Jacques Chirac a été renvoyé en correctionnelle pour "abus de confiance et détournement de fonds publics" dans un dossier visant des emplois présumés fictifs à son cabinet de maire de Paris en 1994 et 1995, apprend-on de source judiciaire.
Contre l'avis du procureur qui demandait un non-lieu, la juge d'instruction Xavière Simeoni a estimé que les charges étaient suffisantes pour un procès de l'ex-chef de l'Etat. Elle a toutefois rendu un non-lieu sur une partie des faits antérieure à 1994, qu'elle juge prescrits.
C'est la première fois qu'un ancien chef d'Etat est renvoyé devant un tribunal sous la Ve République. Le bureau de Jacques Chirac a immédiatement réagi en faisant savoir que l'ex-président était "décidé à établir qu'aucun des emplois en débat ne constitue un emploi fictif".

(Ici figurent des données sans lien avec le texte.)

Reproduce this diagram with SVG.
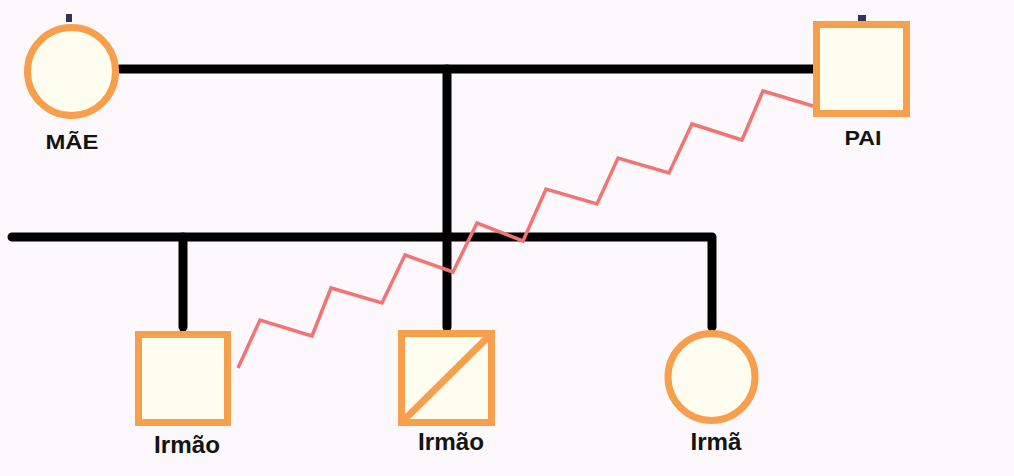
<svg xmlns="http://www.w3.org/2000/svg" width="1014" height="476" viewBox="0 0 1014 476">
  <style>
    .bg { fill: #fcf8fb; }
    .person { fill: #fffdef; stroke: #f6a04d; stroke-width: 7; }
    .bond { fill: none; stroke: #000; stroke-width: 9; stroke-linecap: round; stroke-linejoin: round; }
    .conflict { fill: none; stroke: #f27474; stroke-width: 3.5; stroke-linejoin: miter; }
    .label { font-family: "Liberation Sans", Arial, sans-serif; font-weight: bold; font-size: 21px; fill: #141414; text-anchor: middle; }
    .child { font-size: 23px; }
    .tick { fill: #33335a; }
  </style>
  <rect class="bg" x="0" y="0" width="1014" height="476"/>

  <g id="connectors">
    <!-- marriage line -->
    <line class="bond" x1="120" y1="69" x2="815" y2="69"/>
    <!-- descent line -->
    <line class="bond" x1="447" y1="69" x2="447" y2="327"/>
    <!-- sibling line -->
    <path class="bond" d="M12,237 H712 V327"/>
    <line class="bond" x1="183" y1="237" x2="183" y2="327"/>
    <!-- conflictual relationship -->
    <polyline class="conflict" points="238,368 260,320 312,336 331,288 382,303 405,255 453,272 477,223 523,241 546,189 597,204 618,158 669,173 692,124 742,140 763,91 813,106"/>
  </g>

  <g id="mae">
    <rect class="tick" x="66" y="14" width="6" height="8"/>
    <circle class="person" cx="71.5" cy="71.5" r="44"/>
    <text class="label" x="72" y="149" textLength="53" lengthAdjust="spacingAndGlyphs">MÃE</text>
  </g>

  <g id="pai">
    <rect class="tick" x="858" y="15" width="8" height="6"/>
    <rect class="person" x="816.5" y="24.5" width="90" height="89"/>
    <text class="label" x="863" y="145" textLength="37" lengthAdjust="spacingAndGlyphs">PAI</text>
  </g>

  <g id="irmao1">
    <rect class="person" x="138.5" y="334.5" width="89" height="88"/>
    <text class="label child" x="187" y="453" textLength="66" lengthAdjust="spacingAndGlyphs">Irmão</text>
  </g>

  <g id="irmao2">
    <rect class="person" x="401.5" y="333.5" width="90" height="89"/>
    <line x1="403" y1="421" x2="490" y2="335" stroke="#f6a04d" stroke-width="7"/>
    <text class="label child" x="451" y="450" textLength="66" lengthAdjust="spacingAndGlyphs">Irmão</text>
  </g>

  <g id="irma">
    <circle class="person" cx="711.5" cy="377" r="43.5"/>
    <text class="label child" x="716" y="450" textLength="51" lengthAdjust="spacingAndGlyphs">Irmã</text>
  </g>
</svg>
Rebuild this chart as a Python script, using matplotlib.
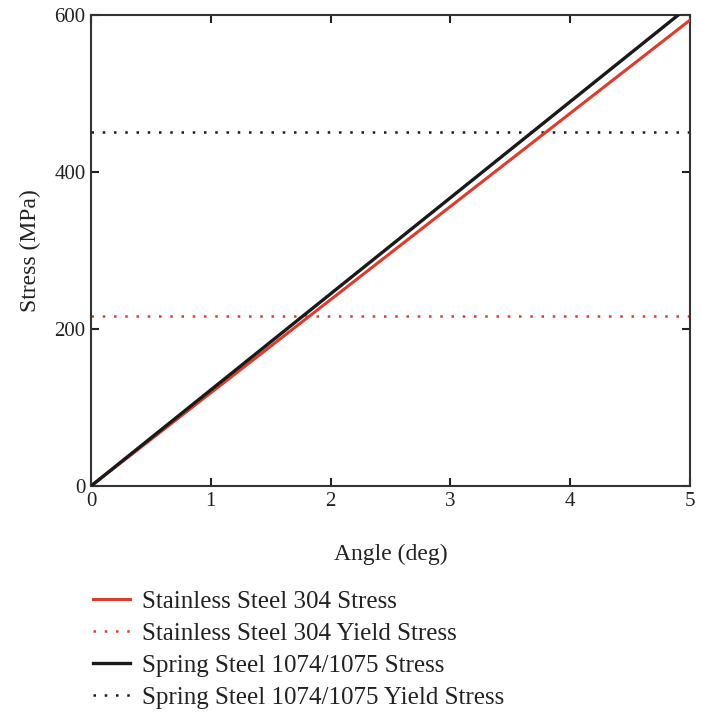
import matplotlib
matplotlib.use("Agg")
import matplotlib.pyplot as plt
from matplotlib.lines import Line2D

angle_deg = [0, 5]
stainless_stress = [0, 593.5]
spring_stress = [0, 612.0]
stainless_yield = 216
spring_yield = 451
x_ticks = [0, 1, 2, 3, 4, 5]
y_ticks = [0, 200, 400, 600]
labels = ["Stainless Steel 304 Stress", "Stainless Steel 304 Yield Stress",
          "Spring Steel 1074/1075 Stress", "Spring Steel 1074/1075 Yield Stress"]

plt.rcParams['font.family'] = ['Liberation Serif', 'DejaVu Serif']
W, H = 701, 712
fig = plt.figure(figsize=(W/100, H/100), dpi=100)
ax = fig.add_axes([91/W, 1-486/H, (690-91)/W, (486-15)/H])

red = '#e03a2a'
ax.plot(angle_deg, stainless_stress, color=red, lw=2.2, zorder=3)
ax.axhline(stainless_yield, color=red, lw=1.8, ls=(0, (1, 3.5)))
ax.plot(angle_deg, spring_stress, color='#1a1a1a', lw=2.4, zorder=4)
ax.axhline(spring_yield, color='#1a1a1a', lw=1.8, ls=(0, (1, 3.5)))

ax.set_xlim(0, 5)
ax.set_ylim(0, 600)
ax.set_xticks(x_ticks)
ax.set_yticks(y_ticks)
ax.tick_params(direction='in', length=6, width=1.5, top=True, right=True,
               labelsize=15, colors='#222222', pad=4)
for s in ax.spines.values():
    s.set_linewidth(1.5)
    s.set_color('#333333')
ax.set_xlabel('Angle (deg)', fontsize=17, color='#222222', labelpad=24)
ax.set_ylabel('Stress (MPa)', fontsize=17, color='#222222')
ax.yaxis.set_label_coords((41 - 91) / 599, 0.5)

handles = [Line2D([], [], color=red, lw=2.2),
           Line2D([], [], color=red, lw=1.8, ls=(0, (1, 3.5))),
           Line2D([], [], color='#1a1a1a', lw=2.4),
           Line2D([], [], color='#1a1a1a', lw=1.8, ls=(0, (1, 3.5)))]
fig.legend(handles, labels, loc='upper left', bbox_to_anchor=(70/W, 1-568/H),
           frameon=False, fontsize=18, handlelength=1.5, handletextpad=0.5,
           labelspacing=0.38, labelcolor='#222222')

fig.savefig('out.png', dpi=100)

L'ordonnance le contraint en principe à s'expliquer devant le tribunal de Paris pour une vingtaine d'emplois qui auraient profité à des militants ou élus de son parti, ou à des proches, mais le procureur a la possibilité de faire appel.
Il renverrait ainsi l'examen de l'affaire à la chambre de l'instruction de Paris, dans un délai probable de six mois à un an. Jacques Chirac, âgé de 76 ans, a été maire de Paris de 1977 à 1995 puis chef de l'Etat de 1995 à 2007.
Sont également renvoyés en correctionnelle avec lui deux de ses anciens directeurs de cabinet, Michel Roussin et Rémy Chardon, ainsi que sept bénéficiaires d'emplois présumés fictifs.
Parmi ces derniers, figure François Debré, frère de l'actuel président du Conseil constitutionnel, l'ancien patron du syndicat Force ouvrière Marc Blondel et Jean de Gaulle, petit-fils du fondateur de la Ve République.
Deux autres anciens directeurs de cabinet de Jacques Chirac, Robert Pandraud et Daniel Naftalski bénéficient d'un non-lieu en raison de la prescription des faits.
IMMUNITÉ PÉNALE PENDANT 12 ANS
Mis en examen en novembre 2007, après son départ de l'Elysée où il a bénéficié d'une immunité pénale pendant 12 ans, Jacques Chirac a dit à la juge Simeoni à l'instruction qu'il assumait la responsabilité des embauches litigieuses à son cabinet de maire, tout en niant toute malversation.
Cette décision marque un point d'orgue de 15 années d'affaires politico-judiciaires visant les mandats de maire de Paris (1977-1995) de Jacques Chirac, qui ont vu beaucoup de ses proches condamnés, emprisonnés ou déclarés inéligibles.
Jacques Chirac n'a pas pu être interrogé, même comme témoin, et il s'est défendu publiquement d'implication dans ces affaires, les qualifiant "d'abracadabrantesques" dans une formule devenue culte, ou annonçant qu'elles feraient "pschitt".
Depuis qu'il a quitté l'Elysée et la vie publique, l'ancien président, âgé de 76 ans, rédige ses mémoires dont le premier tome est attendu prochainement et se consacre à une fondation dédiée au "dialogue des cultures". Xavière Simeoni est la seule à lui avoir demandé des comptes, en le mettant en examen, avant de l'interroger longuement à plusieurs reprises.
Les faits sont reconnus par plusieurs bénéficiaires, qui ont déclaré n'avoir pas réellement travaillé. Jacques Chirac a affirmé ne pas se souvenir de certains cas mais a admis que certaines personnes avaient été salariées par la Ville de Paris pour lui permettre d'exercer conjointement ses divers mandats et responsabilités.